Editor’s Note: The venerable 1911 is one of my favorites. Like a lot of people I’ve purchased them online, usually with good results. Sometimes not. Recently I purchased a classic Colt that had issues. I realized I was in over my head, but of course, it was a bit late in the game. Without getting into the sordid details, with a little help from my friends, eventually things got sorted out. However, in the interim, it was a hassle. I realized that it would have been helpful to know more about potential issues that one might encounter before I purchased it. Hindsight is always 20-20 but in an effort to turn my experience into a “learning moment” I had a conversation with Mike Watkins, a Sr. Tech Support Gun Tech over at Brownells. Mike is an accomplished 1911 builder and a member of the American Pistol Smith Guild. I think you’ll find his comments enlightening. In the meantime, stay tuned. I plan to do a write up on how we resurrected that old Colt.
A: It might be damaged from abuse or modified by someone who didn’t have good Gunsmithing skills. It would be correct to ask the seller for permission to exam it.

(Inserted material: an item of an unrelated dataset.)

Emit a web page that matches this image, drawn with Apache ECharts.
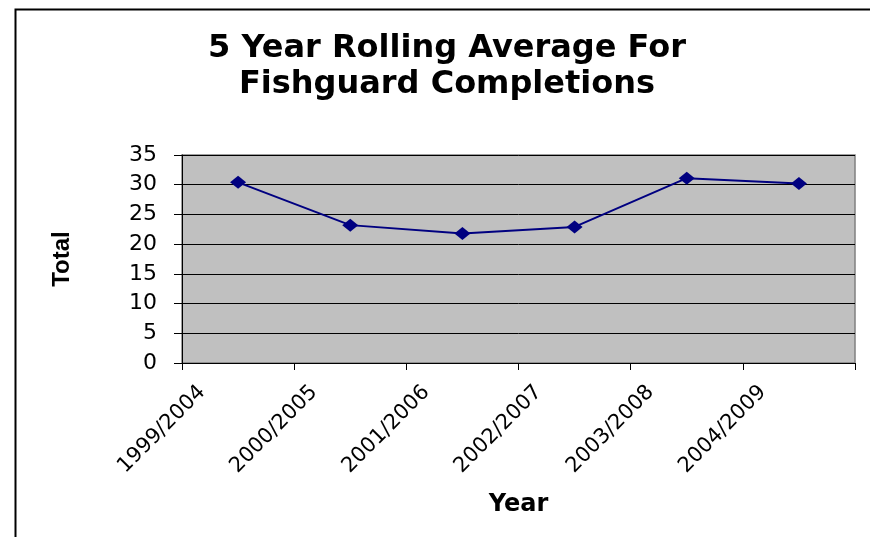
<!DOCTYPE html>
<html>
<head>
<meta charset="utf-8">
<script src="https://cdn.jsdelivr.net/npm/echarts@6/dist/echarts.min.js"></script>
<style>
html,body{margin:0;padding:0;background:#fff;}
#chart{width:870px;height:537px;}
</style>
</head>
<body>
<div id="chart"></div>
<script>
const titleLines = ['5 Year Rolling Average For', 'Fishguard Completions'];
const categories = ['1999/2004', '2000/2005', '2001/2006', '2002/2007', '2003/2008', '2004/2009'];
const totals = [30.4, 23.2, 21.8, 22.9, 31.1, 30.2];
const yTicks = { min: 0, max: 35, interval: 5 };
const xName = 'Year';
const yName = 'Total';

const chart = echarts.init(document.getElementById('chart'), null, { renderer: 'canvas' });
chart.setOption({
  backgroundColor: '#ffffff',
  animation: false,
  title: {
    text: titleLines.join('\n'),
    left: 447,
    top: 31,
    padding: 0,
    textAlign: 'center',
    textStyle: {
      fontFamily: 'DejaVu Sans',
      fontWeight: 'bold',
      fontSize: 32,
      lineHeight: 36,
      color: '#000'
    }
  },
  graphic: [{
    type: 'rect',
    shape: { x: 15.5, y: 9.5, width: 900, height: 600 },
    style: { fill: 'none', stroke: '#000', lineWidth: 2 },
    silent: true
  }],
  grid: {
    left: 182,
    top: 155,
    right: 15,
    bottom: 174,
    show: true,
    backgroundColor: '#C0C0C0',
    borderColor: '#808080',
    borderWidth: 1.5
  },
  xAxis: {
    type: 'category',
    data: categories,
    boundaryGap: true,
    name: xName,
    nameLocation: 'middle',
    nameGap: 130,
    nameTextStyle: { fontFamily: 'DejaVu Sans', fontWeight: 'bold', fontSize: 24, color: '#000' },
    axisLine: { show: true, lineStyle: { color: '#000', width: 1 } },
    axisTick: { show: true, alignWithLabel: false, length: 7, lineStyle: { color: '#000' } },
    axisLabel: {
      interval: 0,
      rotate: 45,
      margin: -10,
      padding: [0, 51, 0, 0],
      fontFamily: 'DejaVu Sans',
      fontSize: 21,
      color: '#000'
    },
    splitLine: { show: false }
  },
  yAxis: {
    type: 'value',
    min: yTicks.min,
    max: yTicks.max,
    interval: yTicks.interval,
    name: yName,
    nameLocation: 'middle',
    nameGap: 108,
    nameRotate: 90,
    nameTextStyle: { fontFamily: 'Liberation Sans', fontWeight: 'bold', fontSize: 24, color: '#000' },
    axisLine: { show: true, lineStyle: { color: '#000', width: 1 } },
    axisTick: { show: true, length: 8, lineStyle: { color: '#000' } },
    axisLabel: {
      margin: 25,
      fontFamily: 'DejaVu Sans',
      fontSize: 22,
      color: '#000'
    },
    splitLine: { show: true, lineStyle: { color: '#000', width: 1 } }
  },
  series: [{
    type: 'line',
    data: totals,
    symbol: 'diamond',
    symbolSize: [16, 13],
    itemStyle: { color: '#000080' },
    lineStyle: { color: '#000080', width: 2 }
  }]
});
</script>
</body>
</html>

In the Firearms industry 99% percent honestly represent the condition of a used gun, just watch out for the other 1%. It is also possible they inherited the firearm and they don’t really know anything about it.
Q: Is a stock 1911 inherently more dependable than one that is accurized?
A: Not necessarily, there can be functioning issues with a new 1911, that’s why there are Pistolsmith’s. One that is properly Accurized for competition shooting has to function on every shot fired, competition today is so demanding that a 1911 that does not function correctly has no hope of the shooter winning the match he is shooting in. The same holds true for a duty weapon it has to work every time, they both need to be tested and any problems corrected and properly maintained by the owner.
Q: I’ve had friends complain that their high end guns don’t like certain brands of ammo. Is it common that a tricked out 1911 (vs. stock) is going to be more finicky about the kinds of ammo that it will consume?
A: That’s possible, but the same can be true for stock 1911 production guns. I built my 1911’s to feed SWC and hardball ammo and they have to be properly ramped and throated to do that. Most production guns are set up to feed 230 grain FMJ ammo and won’t always feed SWC ammo, That’s where a good Pistolsmith comes in.
Q: Is it even a good idea for someone who doesn’t reload to purchase a competition-style 1911?
A: It depends on caliber I think and what the gun was built for. If it was a light load SWC Bullseye 1911, it will need a heavier 16.5 lb. recoil spring to shoot full factory ammo. A IPSC gun in 9mm,.40 S&W, and .45 ACP caliber should work with factory ammo. If it is a IPSC open class 1911 in .38 Super, they are tuned for one specific load range generally and won’t function with lighter loaded factory ammo. Then you need to be a reloader.
Q: Is it inviting trouble to buy a used (accurized) 1911 online without being able to inspect it?
A: Could be, you have to trust the seller and how the 1911 is represented. A 100% return policy is always good, no matter what you are buying online. If they don’t offer a return policy I would stay away from that one.
Q: What’s the #1 cause of failure to eject or stove piping? Ammo? Bad extractor? Bad ejector? Bad magazine?
A: Limp wristing the pistol when firing, barring a mechanical problem. Light loaded ammo, or poor quality reloads in a 1911 with a full power recoil spring. Broken extractor hook or one with not enough tension on it to hold on to the rim of the case. Damaged ejector. Never saw a magazine cause ejection problems.
Q: What about failure to feed?
A: The magazine is the first suspect, then extractor tension and the shape of the extractor hook. If it still doesn’t feed the it will need a throat and ramp job done by a competent Pistolsmith.